Demise of Asylum Seekers’ Health Advisory Group Criticised
17 December 2013 at 10:58 am
The Refugee Council of Australia (RCOA) has expressed deep concern over the Coalition Government’s decision to disband a key advisory group responsible for overseeing the health of asylum seekers in Australia.
Last week 11 members of the Immigration Health Advisory Group (IHAG), comprising expert medical professionals, psychiatrists, psychologists, GPs and an observer from the Commonwealth Ombudsman, were stood down, leaving only the Chair in the role.
The IHAG was established in 2006 in response to recommendations of the Palmer and Comrie inquiries into serious failings in the immigration detention system.
RCOA Chief Executive Officer Paul Power said replacing the IHAG’s multi-disciplinary medical expertise would be difficult.
“The IHAG has played a critical role in observing conditions faced by asylum seekers in detention, in designing, implementing and monitoring health care services for asylum seekers in detention and in the community as well as newly-settled humanitarian entrants,” he said.
“The Department needs to demonstrate what arrangements will be put in place to replace the IHAG and how this will serve as an effective independent voice to ensure that general and mental health services meet the needs of asylum seekers.”
Power said the demise of IHAG added to concerns expressed by RCOA’s members about the direction of Australia’s policies towards asylum seekers and refugees.
“Early indications suggest that the new Government is increasingly using a more punitive approach to detention, both offshore and in Australia, to achieve its policy objectives. This creates a serious risk of replicating the unsustainable pressures placed on the immigration detention network a decade ago,” he said.
“When asylum seekers languishing in long-term indefinite detention are not given a clear indication of when they will be released, their mental health rapidly deteriorates and pressures on the detention network can explode into the crises experienced in 2010-11 and between 1999 and 2004.
“The long-term indefinite detention of people who have asked Australia for refugee protection has proven repeatedly to create a set of circumstances where everyone loses – vulnerable asylum seekers, staff, agencies and decision-makers have all been damaged.

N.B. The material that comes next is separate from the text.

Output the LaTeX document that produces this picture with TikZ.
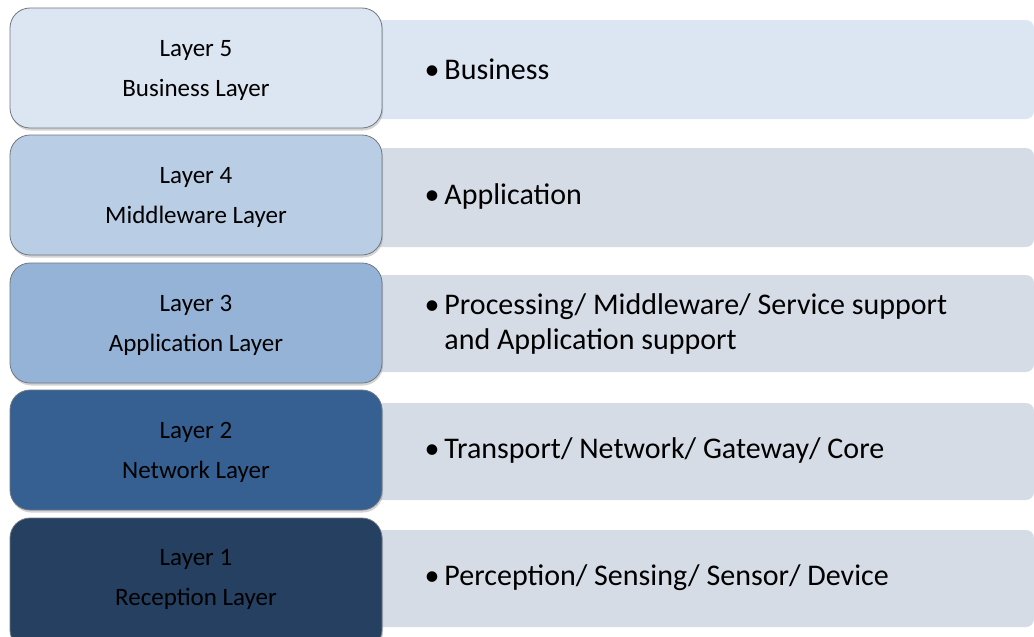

“The damage caused by long-term indefinite detention resulted in the Howard Government and its successors turning to alternatives to detention like community detention and community support for asylum seekers on bridging visas.
“The Government must not repeat the mistakes of the past. Detention should only be used as a last resort and for administrative purposes. One of the key lessons from the Palmer and Comrie inquiries was the need for accountability and transparency and taking responsibility for the care of vulnerable people who have asked Australia for protection against persecution.”